End of the Exhibition
Brisseaux included three illustrations for this exhibition. The first titled Tiger Skin celebrates personality. This piece explores the depths of individuality and feeling comfortable in your own skin regardless of who you are. Pride is the title of his second submission. Inspired by the HBO Max show Legendary, Brisseaux designed a human outwardly expressing themselves. The illustrated figure states “I am not a woman, [nor] a man, I am me.” Lastly, his final submission Heatwave was created in response to the power of music and was even inspired by his own mixtape. The figure appears to be dripping in sweat whether that be from the heat or dancing to the music.
His three illustrations joined the other artists’ on display throughout the subway station appearing as overhead banners, wall posters, and covering turnstiles.

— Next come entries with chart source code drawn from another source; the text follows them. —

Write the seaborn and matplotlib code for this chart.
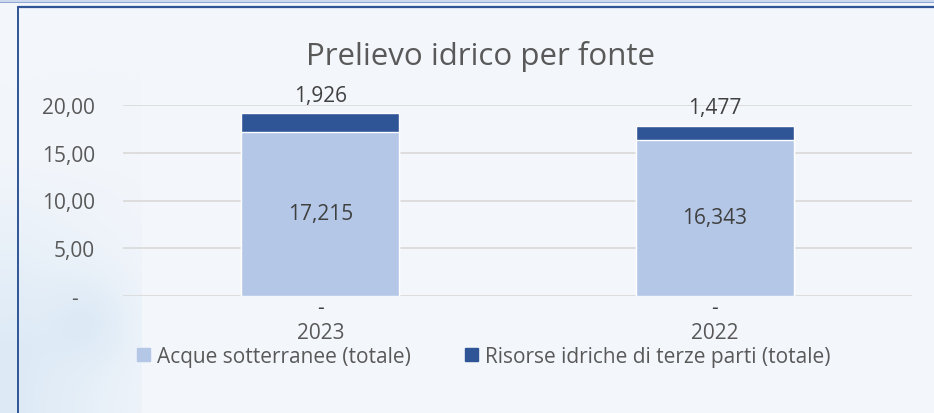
import numpy as np
import pandas as pd
import matplotlib
matplotlib.use("Agg")
import matplotlib.pyplot as plt
from matplotlib.patches import Rectangle
import seaborn as sns

# Data
years = ["2023", "2022"]
acque_sotterranee = [17.215, 16.343]
terze_parti = [1.926, 1.477]
acque_superficiali = [0.0, 0.0]
y_ticks = [0, 5, 10, 15, 20]
y_tick_labels = ["-   ", "5,00", "10,00", "15,00", "20,00"]

LIGHT = "#B4C7E7"
DARK = "#2F5597"
TXT = "#595959"
BG = "#F3F6FB"
FS = 15

sns.set_theme(style="white")
plt.rcParams["font.family"] = ["Open Sans", "DejaVu Sans"]

df = pd.DataFrame({
    "anno": years,
    "sotterranee": acque_sotterranee,
    "terze": terze_parti,
    "superficiali": acque_superficiali,
})
df["totale"] = df["sotterranee"] + df["terze"]

fig = plt.figure(figsize=(9.34, 4.14), dpi=100)
fig.patch.set_facecolor(BG)

# soft backdrop: pale blue wash on the left side
bg_ax = fig.add_axes([0, 0, 1, 1], zorder=-10)
h, w = 414, 934
yy, xx = np.mgrid[0:h, 0:w]
img = np.ones((h, w, 3)) * np.array([243, 246, 251]) / 255
wash = np.clip(1 - (xx - 20) / 160.0, 0, 1) * np.clip((yy - 150) / 200.0, 0, 1)
wash += 0.5 * np.exp(-((xx - 90) ** 2 + (yy - 320) ** 2) / (2 * 30.0 ** 2))
wash = np.clip(wash, 0, 1) * (xx < 142)
tint = np.array([212, 229, 244]) / 255
img = img * (1 - wash[..., None] * 0.7) + tint * wash[..., None] * 0.7
bg_ax.imshow(img, aspect="auto", extent=[0, w, h, 0])
bg_ax.set_xlim(0, w)
bg_ax.set_ylim(h, 0)
bg_ax.axis("off")
# frame lines and top strip
bg_ax.add_patch(Rectangle((0, 0), w, 2.6, color="#CBD8EE", lw=0))
bg_ax.add_patch(Rectangle((0, 2.6), w, 0.9, color="#8FA8D3", lw=0))
bg_ax.plot([18, 934], [8, 8], color=DARK, lw=1.6)
bg_ax.plot([18, 18], [8, 414], color=DARK, lw=1.4)

ax = fig.add_axes([123 / 934, 1 - 297 / 414, 789 / 934, (297 - 106) / 414])
ax.set_facecolor("none")

sns.barplot(data=df, x="anno", y="totale", color=DARK, width=0.4,
            saturation=1, ax=ax, zorder=2)
sns.barplot(data=df, x="anno", y="sotterranee", color=LIGHT, width=0.4,
            saturation=1, ax=ax, zorder=3)

ax.set_xlim(-0.5, 1.5)
ax.set_ylim(0, 20)
ax.set_yticks(y_ticks)
ax.set_yticklabels(y_tick_labels, color=TXT, fontsize=FS)
ax.yaxis.grid(True, color="#D9D9D9", lw=1.2, zorder=0)
ax.set_axisbelow(True)
ax.tick_params(axis="y", length=0, pad=20)
ax.tick_params(axis="x", length=0, pad=19, labelsize=FS, labelcolor=TXT)
ax.set_xlabel("")
ax.set_ylabel("")
for s in ax.spines.values():
    s.set_visible(False)

def fmt(v):
    return f"{v:.3f}".replace(".", ",")

for i, row in df.iterrows():
    ax.text(i, row["sotterranee"] / 2, fmt(row["sotterranee"]), ha="center",
            va="center", fontsize=FS, color="#404040", zorder=5)
    ax.text(i, row["totale"] + 0.8, fmt(row["terze"]), ha="center",
            va="bottom", fontsize=FS, color="#404040", zorder=5, clip_on=False)
    ax.text(i, row["superficiali"] - 0.1, "-", ha="center", va="top",
            fontsize=FS, color="#404040", zorder=5, clip_on=False)

fig.text(480 / 934, 1 - 57 / 414, "Prelievo idrico per fonte", ha="center",
         va="center", fontsize=22.5, color=TXT)

handles = [Rectangle((0, 0), 1, 1, color=LIGHT), Rectangle((0, 0), 1, 1, color=DARK)]
fig.legend(handles, ["Acque sotterranee (totale)", "Risorse idriche di terze parti (totale)"],
           loc="center", bbox_to_anchor=(484 / 934, 1 - 357 / 414), ncol=2,
           frameon=False, fontsize=FS, labelcolor=TXT, handlelength=0.6,
           handleheight=0.6, handletextpad=0.35, columnspacing=2.6)

fig.savefig("out.png", dpi=100, facecolor=fig.get_facecolor())
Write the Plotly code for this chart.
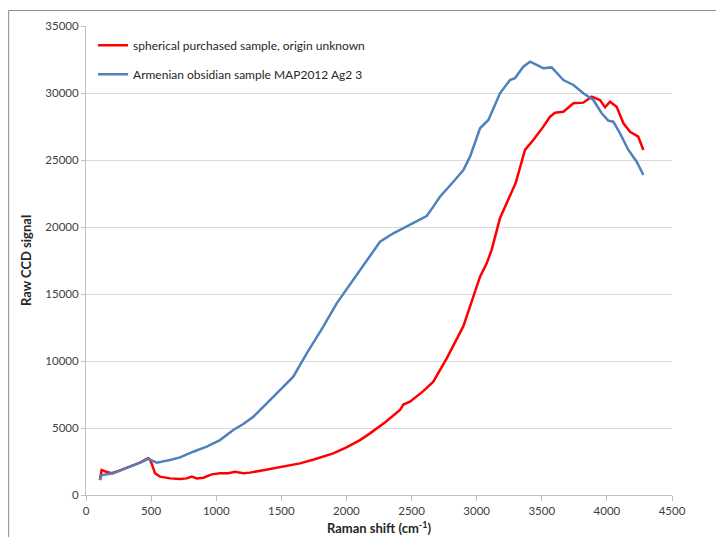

The exhibition created a powerful experience for everyone who passed through the terminal, whether that be during someone’s morning commute or visitors who came specifically to see the work.
In result, this exhibition was just one way the city is taking a stand for unity in this climate. Thanks to artists like Brisseaux, change is on the horizon. Awareness is being brought to the surface and education is following closely behind. Therefore, this exhibition was not only a celebration of music, but a reminder that there is power in diversity, there is power in love, and there’s damn good power in New York City.